··· The records

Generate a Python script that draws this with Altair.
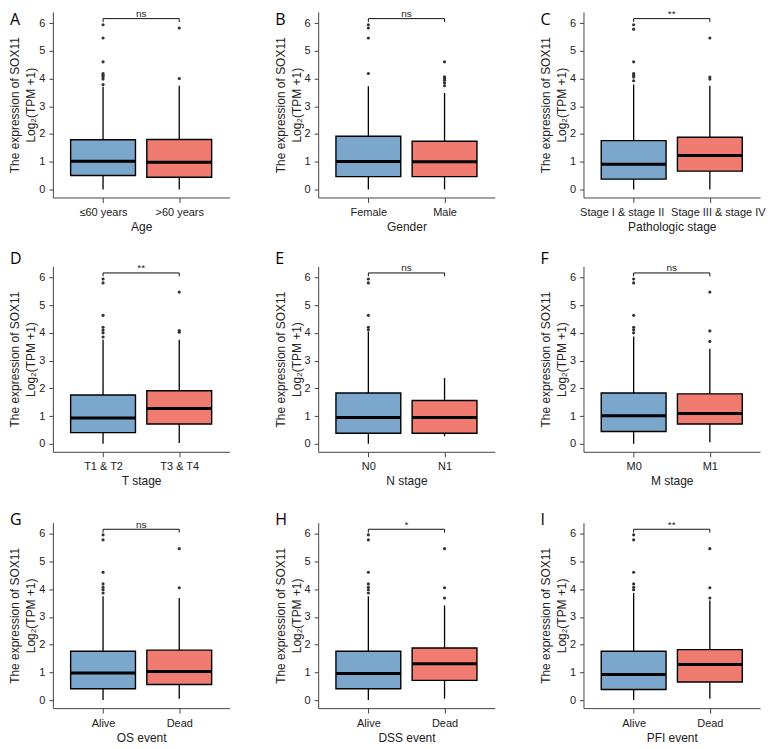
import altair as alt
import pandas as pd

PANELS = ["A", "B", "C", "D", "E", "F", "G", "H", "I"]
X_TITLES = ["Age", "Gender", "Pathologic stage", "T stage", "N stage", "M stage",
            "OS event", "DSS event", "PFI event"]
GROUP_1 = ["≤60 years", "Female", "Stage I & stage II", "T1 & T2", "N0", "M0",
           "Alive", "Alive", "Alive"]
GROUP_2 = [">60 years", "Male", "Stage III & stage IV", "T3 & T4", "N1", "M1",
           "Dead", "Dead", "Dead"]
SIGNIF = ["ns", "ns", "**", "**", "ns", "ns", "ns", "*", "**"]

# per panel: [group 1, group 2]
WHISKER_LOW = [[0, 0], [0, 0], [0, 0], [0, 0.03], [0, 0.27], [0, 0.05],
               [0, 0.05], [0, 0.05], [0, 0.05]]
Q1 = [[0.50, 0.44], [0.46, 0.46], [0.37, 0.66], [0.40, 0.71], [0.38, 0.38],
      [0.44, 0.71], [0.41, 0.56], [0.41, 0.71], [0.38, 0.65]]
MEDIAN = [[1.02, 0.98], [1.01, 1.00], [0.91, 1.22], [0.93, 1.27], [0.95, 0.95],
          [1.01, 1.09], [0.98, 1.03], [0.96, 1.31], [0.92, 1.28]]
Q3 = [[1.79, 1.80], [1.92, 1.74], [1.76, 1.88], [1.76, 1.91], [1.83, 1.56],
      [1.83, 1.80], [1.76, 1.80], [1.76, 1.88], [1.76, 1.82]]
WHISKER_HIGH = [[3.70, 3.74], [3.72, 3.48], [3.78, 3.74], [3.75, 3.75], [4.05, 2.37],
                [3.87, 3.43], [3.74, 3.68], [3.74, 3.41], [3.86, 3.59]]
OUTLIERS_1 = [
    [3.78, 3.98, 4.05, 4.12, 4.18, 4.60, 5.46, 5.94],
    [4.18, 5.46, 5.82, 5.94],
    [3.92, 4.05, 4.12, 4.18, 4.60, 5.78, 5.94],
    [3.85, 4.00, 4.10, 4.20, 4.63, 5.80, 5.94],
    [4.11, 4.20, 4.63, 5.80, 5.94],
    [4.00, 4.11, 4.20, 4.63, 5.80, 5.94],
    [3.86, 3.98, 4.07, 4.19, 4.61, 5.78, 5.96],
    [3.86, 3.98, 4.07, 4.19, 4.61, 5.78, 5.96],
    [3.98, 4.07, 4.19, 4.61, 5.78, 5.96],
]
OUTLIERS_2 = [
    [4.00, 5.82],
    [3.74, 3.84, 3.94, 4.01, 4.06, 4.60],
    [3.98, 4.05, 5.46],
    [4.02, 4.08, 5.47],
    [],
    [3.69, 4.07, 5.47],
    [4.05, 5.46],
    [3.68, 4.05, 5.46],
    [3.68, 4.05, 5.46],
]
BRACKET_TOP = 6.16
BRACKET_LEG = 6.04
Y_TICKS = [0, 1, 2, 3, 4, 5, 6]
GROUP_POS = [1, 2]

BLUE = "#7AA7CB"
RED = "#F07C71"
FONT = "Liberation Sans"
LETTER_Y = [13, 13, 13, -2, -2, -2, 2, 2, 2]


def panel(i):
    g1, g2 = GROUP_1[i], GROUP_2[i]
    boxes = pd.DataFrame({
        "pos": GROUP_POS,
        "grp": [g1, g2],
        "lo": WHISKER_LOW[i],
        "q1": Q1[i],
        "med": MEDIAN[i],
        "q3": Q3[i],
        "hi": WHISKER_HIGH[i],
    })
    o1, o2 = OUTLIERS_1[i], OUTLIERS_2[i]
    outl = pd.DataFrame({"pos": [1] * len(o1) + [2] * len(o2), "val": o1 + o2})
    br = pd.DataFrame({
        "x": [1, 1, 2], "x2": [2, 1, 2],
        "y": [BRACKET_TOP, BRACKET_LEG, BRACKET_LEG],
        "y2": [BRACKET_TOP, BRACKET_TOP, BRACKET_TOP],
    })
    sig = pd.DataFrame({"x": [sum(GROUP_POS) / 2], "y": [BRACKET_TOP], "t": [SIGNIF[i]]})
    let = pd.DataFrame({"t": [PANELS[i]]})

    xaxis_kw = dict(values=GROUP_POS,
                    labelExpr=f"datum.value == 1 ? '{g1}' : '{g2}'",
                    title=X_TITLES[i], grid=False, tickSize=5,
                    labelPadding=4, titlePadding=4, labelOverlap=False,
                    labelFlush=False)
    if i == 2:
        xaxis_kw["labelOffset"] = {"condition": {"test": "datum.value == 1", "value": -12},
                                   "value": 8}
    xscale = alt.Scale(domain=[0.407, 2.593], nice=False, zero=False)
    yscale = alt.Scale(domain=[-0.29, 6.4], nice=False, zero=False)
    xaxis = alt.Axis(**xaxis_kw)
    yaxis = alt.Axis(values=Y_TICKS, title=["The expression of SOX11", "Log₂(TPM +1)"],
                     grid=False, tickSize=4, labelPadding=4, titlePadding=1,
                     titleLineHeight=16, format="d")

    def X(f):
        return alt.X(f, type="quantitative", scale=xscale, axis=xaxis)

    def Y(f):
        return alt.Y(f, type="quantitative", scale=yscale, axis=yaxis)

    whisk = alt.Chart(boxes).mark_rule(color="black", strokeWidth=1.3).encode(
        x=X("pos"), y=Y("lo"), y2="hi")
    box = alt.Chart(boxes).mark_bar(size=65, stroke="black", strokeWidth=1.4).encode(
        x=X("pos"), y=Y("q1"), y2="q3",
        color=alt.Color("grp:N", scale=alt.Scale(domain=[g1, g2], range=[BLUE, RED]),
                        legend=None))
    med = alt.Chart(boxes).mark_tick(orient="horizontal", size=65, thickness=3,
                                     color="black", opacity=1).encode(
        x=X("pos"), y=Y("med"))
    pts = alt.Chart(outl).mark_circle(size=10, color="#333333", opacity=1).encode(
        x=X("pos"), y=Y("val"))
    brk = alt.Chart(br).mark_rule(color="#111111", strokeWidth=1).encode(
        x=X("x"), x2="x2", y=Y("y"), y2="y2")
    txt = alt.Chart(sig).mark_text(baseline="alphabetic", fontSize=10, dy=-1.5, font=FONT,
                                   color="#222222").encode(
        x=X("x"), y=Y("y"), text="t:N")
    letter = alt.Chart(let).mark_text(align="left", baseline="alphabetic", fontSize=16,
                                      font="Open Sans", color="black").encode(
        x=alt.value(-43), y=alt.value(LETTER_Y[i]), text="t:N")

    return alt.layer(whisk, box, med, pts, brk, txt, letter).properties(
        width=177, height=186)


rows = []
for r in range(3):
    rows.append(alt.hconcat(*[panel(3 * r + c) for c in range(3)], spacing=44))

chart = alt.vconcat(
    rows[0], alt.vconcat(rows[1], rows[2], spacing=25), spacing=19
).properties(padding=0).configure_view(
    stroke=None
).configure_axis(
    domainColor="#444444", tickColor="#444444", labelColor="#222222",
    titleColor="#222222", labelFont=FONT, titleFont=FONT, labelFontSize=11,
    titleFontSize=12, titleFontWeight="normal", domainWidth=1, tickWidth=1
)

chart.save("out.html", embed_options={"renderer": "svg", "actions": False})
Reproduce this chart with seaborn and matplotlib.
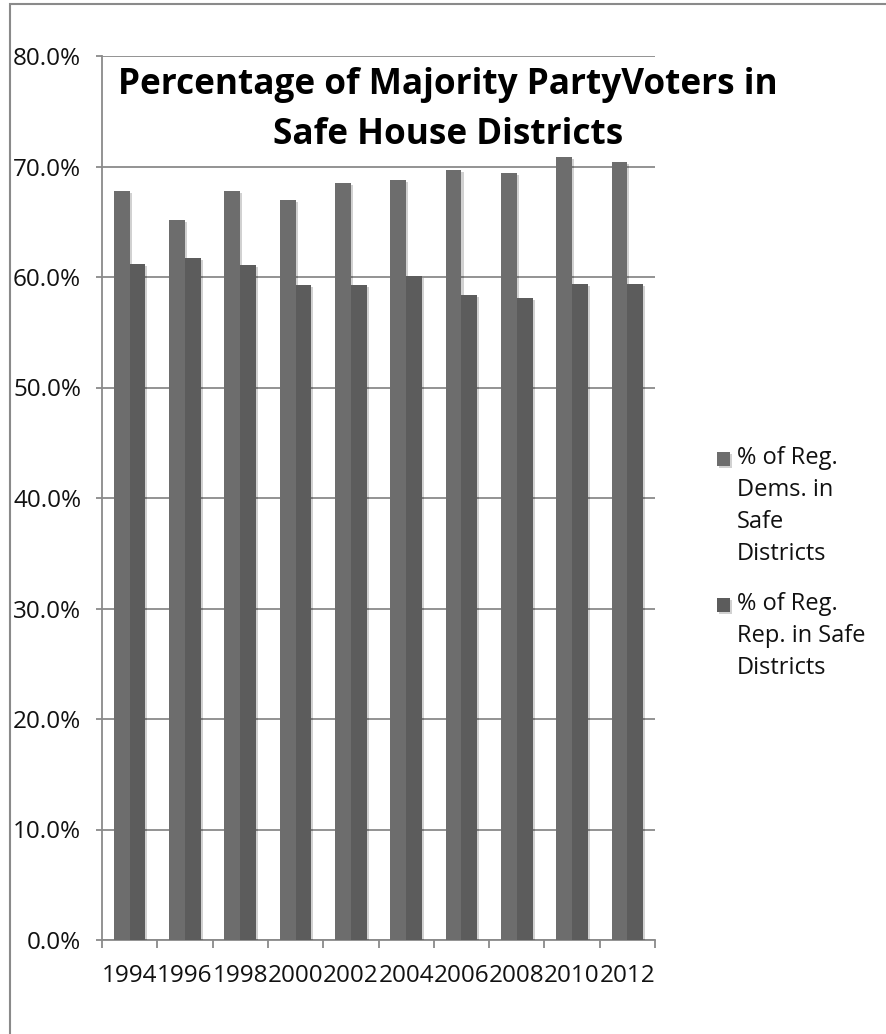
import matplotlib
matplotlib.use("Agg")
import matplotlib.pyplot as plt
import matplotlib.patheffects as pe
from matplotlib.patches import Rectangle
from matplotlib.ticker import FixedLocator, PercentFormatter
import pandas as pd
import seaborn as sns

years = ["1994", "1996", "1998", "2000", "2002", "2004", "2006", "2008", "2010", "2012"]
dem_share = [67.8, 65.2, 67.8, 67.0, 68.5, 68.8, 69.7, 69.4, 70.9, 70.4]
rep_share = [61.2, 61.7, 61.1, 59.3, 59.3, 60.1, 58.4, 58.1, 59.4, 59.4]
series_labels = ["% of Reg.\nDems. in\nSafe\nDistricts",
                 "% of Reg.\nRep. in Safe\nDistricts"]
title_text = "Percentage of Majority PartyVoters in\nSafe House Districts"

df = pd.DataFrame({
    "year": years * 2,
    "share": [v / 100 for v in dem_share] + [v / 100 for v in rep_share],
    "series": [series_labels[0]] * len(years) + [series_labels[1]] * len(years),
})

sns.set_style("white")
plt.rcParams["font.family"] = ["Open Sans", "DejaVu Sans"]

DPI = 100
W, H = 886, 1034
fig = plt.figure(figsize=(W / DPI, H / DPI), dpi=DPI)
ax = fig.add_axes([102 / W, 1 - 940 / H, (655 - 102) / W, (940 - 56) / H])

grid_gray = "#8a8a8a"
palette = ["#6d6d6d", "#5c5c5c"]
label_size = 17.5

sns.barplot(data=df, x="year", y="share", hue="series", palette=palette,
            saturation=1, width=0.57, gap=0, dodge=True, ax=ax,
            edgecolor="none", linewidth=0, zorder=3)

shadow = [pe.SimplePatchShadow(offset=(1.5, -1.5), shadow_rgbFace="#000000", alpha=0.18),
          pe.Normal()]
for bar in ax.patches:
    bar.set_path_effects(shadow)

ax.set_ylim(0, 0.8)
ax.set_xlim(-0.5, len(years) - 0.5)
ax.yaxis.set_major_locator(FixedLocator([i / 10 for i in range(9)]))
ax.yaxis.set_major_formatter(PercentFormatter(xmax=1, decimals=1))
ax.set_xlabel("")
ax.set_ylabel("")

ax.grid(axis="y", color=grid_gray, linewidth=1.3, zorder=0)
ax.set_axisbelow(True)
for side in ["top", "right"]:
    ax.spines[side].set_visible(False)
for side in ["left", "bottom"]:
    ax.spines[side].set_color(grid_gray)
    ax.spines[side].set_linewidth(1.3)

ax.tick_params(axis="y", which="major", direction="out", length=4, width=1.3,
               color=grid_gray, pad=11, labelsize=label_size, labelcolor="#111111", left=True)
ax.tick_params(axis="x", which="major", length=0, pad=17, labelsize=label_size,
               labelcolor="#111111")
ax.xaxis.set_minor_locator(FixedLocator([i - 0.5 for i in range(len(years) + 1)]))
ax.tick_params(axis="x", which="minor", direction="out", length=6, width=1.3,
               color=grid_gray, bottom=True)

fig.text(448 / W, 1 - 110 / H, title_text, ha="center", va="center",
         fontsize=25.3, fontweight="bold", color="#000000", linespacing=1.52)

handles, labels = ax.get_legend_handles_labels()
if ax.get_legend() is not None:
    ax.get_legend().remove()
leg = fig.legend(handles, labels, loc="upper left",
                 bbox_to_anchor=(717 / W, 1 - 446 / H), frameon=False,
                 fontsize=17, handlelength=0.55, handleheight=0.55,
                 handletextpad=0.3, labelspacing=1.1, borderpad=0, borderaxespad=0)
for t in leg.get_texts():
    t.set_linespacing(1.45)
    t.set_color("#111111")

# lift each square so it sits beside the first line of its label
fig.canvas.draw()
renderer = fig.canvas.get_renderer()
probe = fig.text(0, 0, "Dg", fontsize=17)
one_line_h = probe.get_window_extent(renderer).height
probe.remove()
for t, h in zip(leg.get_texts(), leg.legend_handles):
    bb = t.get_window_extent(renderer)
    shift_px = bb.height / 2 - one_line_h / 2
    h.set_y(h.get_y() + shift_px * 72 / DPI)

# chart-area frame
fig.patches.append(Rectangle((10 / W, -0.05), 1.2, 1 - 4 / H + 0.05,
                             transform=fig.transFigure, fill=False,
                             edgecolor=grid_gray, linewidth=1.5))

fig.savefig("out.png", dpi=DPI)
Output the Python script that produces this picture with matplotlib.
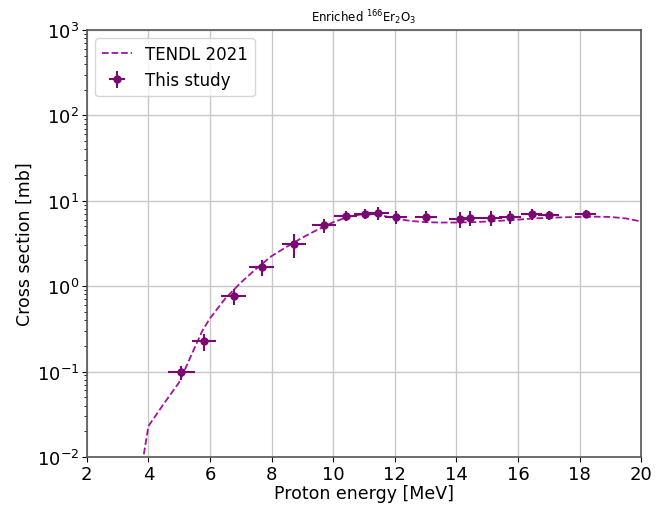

······

Task objective: Note every line above where the string "that" shows up, and copy those lines.

Final result:
Generate a Python script that draws this with Altair.
Output the Python script that produces this picture with matplotlib.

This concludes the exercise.